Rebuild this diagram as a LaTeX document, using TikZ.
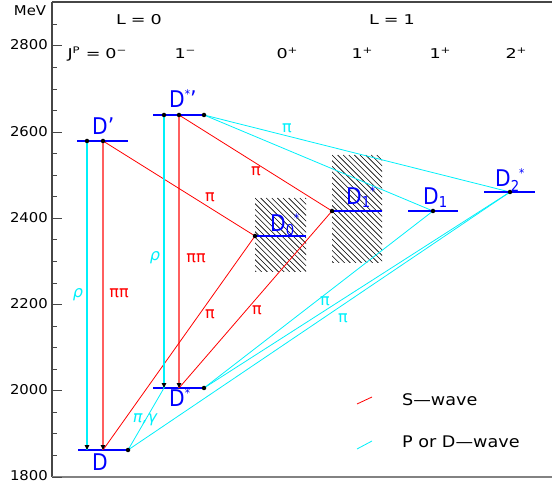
\documentclass[tikz,border=0pt]{standalone}
\usepackage{fontspec}
\setmainfont{DejaVu Sans}
\newfontfamily\labfont[FakeStretch=0.88]{DejaVu Sans}
\newfontfamily\widefont[FakeStretch=1.3]{DejaVu Sans}
\newfontfamily\tickfont[FakeStretch=1.1]{DejaVu Sans}
\definecolor{lvlblue}{RGB}{0,0,255}
\definecolor{swave}{RGB}{255,0,0}
\definecolor{swavelight}{RGB}{255,95,95}
\definecolor{pwave}{RGB}{0,240,250}
\definecolor{framegray}{RGB}{70,70,70}
\definecolor{lightframe}{RGB}{130,130,130}
\newcommand{\fs}[1]{\fontsize{#1}{#1}\selectfont}
\newcommand{\lstar}{\raisebox{9.5pt}{\fs{12}*}}
\newcommand{\lsub}[2]{\raisebox{-#2}{\fs{15}#1}}
\newcommand{\hsup}[1]{\raisebox{5pt}{\fs{9}#1}}
\begin{document}
\begin{tikzpicture}[x=1pt,y=-1pt,
  level/.style={draw=lvlblue,line width=1.1pt},
  sline/.style={draw=swave,line width=0.8pt},
  pline/.style={draw=pwave,line width=0.8pt},
  svline/.style={draw=swavelight,line width=1.3pt},
  pvline/.style={draw=pwave,line width=1.1pt},
  tiphead/.style={fill=black},
  dotnode/.style={circle,fill=black,inner sep=0pt,minimum size=4.5pt},
  statelabel/.style={anchor=base west,inner sep=0pt,text=lvlblue,font=\labfont\fs{23}},
  slab/.style={text=swave,inner sep=0pt,font=\fs{16}},
  plab/.style={text=pwave,inner sep=0pt,font=\fs{16}},
  header/.style={anchor=base,inner sep=0pt,font=\widefont\fs{13.5}},
  ticklab/.style={anchor=east,inner sep=0pt,font=\tickfont\fs{13.5}},
  legendtext/.style={anchor=base west,inner sep=0pt,font=\tickfont\fs{16}},
  hatchline/.style={draw=black,line width=0.6pt},
  axisline/.style={draw=framegray,line width=1.3pt}
]
\useasboundingbox (0,0) rectangle (552,486);

% frame and axis
\draw[axisline] (52,477) -- (52,2);
\draw[draw=framegray,line width=1.2pt] (52,2) -- (552,2);
\draw[draw=lightframe,line width=2pt] (52,477) -- (552,477);
\foreach \m in {1850,1900,...,2850}
  \draw[axisline,line width=1pt] (52,{477-(\m-1800)*0.431}) -- ++(5,0);
\foreach \m in {1800,2000,...,2800}{
  \draw[axisline,line width=1pt] (52,{477-(\m-1800)*0.431}) -- ++(10,0);
  \node[ticklab] (tick\m) at (48,{476-(\m-1800)*0.431}) {\m};
}
\node[inner sep=0pt,font=\tickfont\fs{13.5}] (mev) at (30,11) {MeV};

% headers
\node[header] (hL0) at (139,25) {L\hspace{5pt}=\hspace{5pt}0};
\node[header] (hL1) at (392,25) {L\hspace{5pt}=\hspace{5pt}1};
\node[header] (hJ) at (97,59) {J\hsup{P}\hspace{6pt}=\hspace{5pt}0\hsup{−}};
\node[header] (h1m) at (185,59) {1\hsup{−}};
\node[header] (h0p) at (287,59) {0\hsup{+}};
\node[header] (h1p) at (362,59) {1\hsup{+}};
\node[header] (h1pb) at (440,59) {1\hsup{+}};
\node[header] (h2p) at (516,59) {2\hsup{+}};

% hatched broad states
\begin{scope}
  \clip (255,198) rectangle (306,272);
  \foreach \k in {-15,...,10}
    \draw[hatchline] ({255+\k*5.6},198) -- ++(80,80);
\end{scope}
\begin{scope}
  \clip (332,155) rectangle (382,263);
  \foreach \k in {-21,...,10}
    \draw[hatchline] ({332+\k*5.6},155) -- ++(112,112);
\end{scope}

% coordinates of levels
\coordinate (DpL) at (77,141);   \coordinate (DpR) at (128,141);
\coordinate (DpC) at (87,141);   \coordinate (DpS) at (103,141);
\coordinate (DspL) at (153,115); \coordinate (DspR) at (205,115);
\coordinate (DspC) at (164,115); \coordinate (DspS) at (179,115); \coordinate (DspP) at (204,115);
\coordinate (D0L) at (255,236);  \coordinate (D0R) at (306,236);
\coordinate (D1bL) at (332,211); \coordinate (D1bR) at (382,211);
\coordinate (D1nL) at (408,211); \coordinate (D1nR) at (458,211); \coordinate (D1nP) at (433,211);
\coordinate (D2L) at (484,192);  \coordinate (D2R) at (535,192); \coordinate (D2P) at (510,192);
\coordinate (DL) at (78,450);    \coordinate (DR) at (128,450);
\coordinate (DC) at (87,450);    \coordinate (DS) at (103,450);
\coordinate (DsL) at (153,388);  \coordinate (DsR) at (204,388);
\coordinate (DsC) at (164,388);  \coordinate (DsS) at (179,388);

% level lines
\draw[level] (DL) -- (DR);
\draw[level] (DsL) -- (DsR);

% S-wave transitions
\draw[svline] (DpS) -- (DS);
\draw[svline] (DspS) -- (DsS);
\draw[sline] (DpS) -- (D0L);
\draw[sline] (DspS) -- (D1bL);
\draw[sline] (D0L) -- (DS);
\draw[sline] (D1bL) -- (DsS);

% P or D-wave transitions
\draw[pvline] (DpC) -- (DC);
\draw[pvline] (DspC) -- (DsC);
\draw[pline] (DspP) -- (D2P);
\draw[pline] (DspP) -- (D1nP);
\draw[pline] (DsR) -- (D1nP);
\draw[pline] (DsR) -- (D2P);
\draw[pline] (DR) -- (D2P);
\draw[pline] (DR) -- (DsC);

% upper level lines
\draw[level] (DpL) -- (DpR);
\draw[level] (DspL) -- (DspR);
\draw[level] (D0L) -- (D0R);
\draw[level] (D1bL) -- (D1bR);
\draw[level] (D1nL) -- (D1nR);
\draw[level] (D2L) -- (D2R);

% arrow heads of the vertical decays
\foreach \c in {DC,DS,DsC,DsS}
  \fill[tiphead] (\c) -- ++(-2.3,-4.8) -- ++(4.6,0) -- cycle;

% dots
\foreach \c in {DpC,DpS,DspC,DspS,DspP,D0L,D1bL,D1nP,D2P,DR,DsR}
  \node[dotnode] (dot\c) at (\c) {};

% state labels
\node[statelabel] (lDp) at (92,135) {D’};
\node[statelabel] (lDsp) at (169,108) {D\lstar’};
\node[statelabel] (lD) at (92,471) {D};
\node[statelabel] (lDs) at (169,407) {D\lstar};
\node[statelabel] (lD0) at (270,232) {D\lsub{0}{4pt}\lstar};
\node[statelabel] (lD1b) at (346,205) {D\lsub{1}{3pt}\lstar};
\node[statelabel] (lD1n) at (423,205) {D\lsub{1}{3pt}};
\node[statelabel] (lD2) at (495,187) {D\lsub{2}{5pt}\lstar};

% transition labels
\node[plab,font=\fs{16}\itshape] (rho1) at (78,295) {ρ};
\node[slab] (pipi1) at (119,293) {ππ};
\node[plab,font=\fs{16}\itshape] (rho2) at (155,258) {ρ};
\node[slab] (pipi2) at (196,258) {ππ};
\node[slab] (pi1) at (210,197) {π};
\node[slab] (pi2) at (256,171) {π};
\node[slab] (pi3) at (210,314) {π};
\node[slab] (pi4) at (257,310) {π};
\node[plab] (pi5) at (287,128) {π};
\node[plab] (pi6) at (325,301) {π};
\node[plab] (pi7) at (343,318) {π};
\node[plab,font=\fs{16}\itshape] (pigam) at (145,420) {π,γ};

% legend
\coordinate (legSa) at (357,404); \coordinate (legSb) at (372,397);
\coordinate (legPa) at (357,449); \coordinate (legPb) at (372,441);
\draw[sline] (legSa) -- (legSb);
\draw[pline] (legPa) -- (legPb);
\node[legendtext] (legS) at (402,406) {S—wave};
\node[legendtext] (legP) at (402,448) {P or D—wave};
\end{tikzpicture}
\end{document}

* Given instruction
Restate only the lines running from the start of the material above through the line containing "(0,0) rectangle (552,486);", ends included. No pictures.

* Result of the exercise
Rebuild this diagram as a LaTeX document, using TikZ.
\documentclass[tikz,border=0pt]{standalone}
\usepackage{fontspec}
\setmainfont{DejaVu Sans}
\newfontfamily\labfont[FakeStretch=0.88]{DejaVu Sans}
\newfontfamily\widefont[FakeStretch=1.3]{DejaVu Sans}
\newfontfamily\tickfont[FakeStretch=1.1]{DejaVu Sans}
\definecolor{lvlblue}{RGB}{0,0,255}
\definecolor{swave}{RGB}{255,0,0}
\definecolor{swavelight}{RGB}{255,95,95}
\definecolor{pwave}{RGB}{0,240,250}
\definecolor{framegray}{RGB}{70,70,70}
\definecolor{lightframe}{RGB}{130,130,130}
\newcommand{\fs}[1]{\fontsize{#1}{#1}\selectfont}
\newcommand{\lstar}{\raisebox{9.5pt}{\fs{12}*}}
\newcommand{\lsub}[2]{\raisebox{-#2}{\fs{15}#1}}
\newcommand{\hsup}[1]{\raisebox{5pt}{\fs{9}#1}}
\begin{document}
\begin{tikzpicture}[x=1pt,y=-1pt,
  level/.style={draw=lvlblue,line width=1.1pt},
  sline/.style={draw=swave,line width=0.8pt},
  pline/.style={draw=pwave,line width=0.8pt},
  svline/.style={draw=swavelight,line width=1.3pt},
  pvline/.style={draw=pwave,line width=1.1pt},
  tiphead/.style={fill=black},
  dotnode/.style={circle,fill=black,inner sep=0pt,minimum size=4.5pt},
  statelabel/.style={anchor=base west,inner sep=0pt,text=lvlblue,font=\labfont\fs{23}},
  slab/.style={text=swave,inner sep=0pt,font=\fs{16}},
  plab/.style={text=pwave,inner sep=0pt,font=\fs{16}},
  header/.style={anchor=base,inner sep=0pt,font=\widefont\fs{13.5}},
  ticklab/.style={anchor=east,inner sep=0pt,font=\tickfont\fs{13.5}},
  legendtext/.style={anchor=base west,inner sep=0pt,font=\tickfont\fs{16}},
  hatchline/.style={draw=black,line width=0.6pt},
  axisline/.style={draw=framegray,line width=1.3pt}
]
\useasboundingbox (0,0) rectangle (552,486);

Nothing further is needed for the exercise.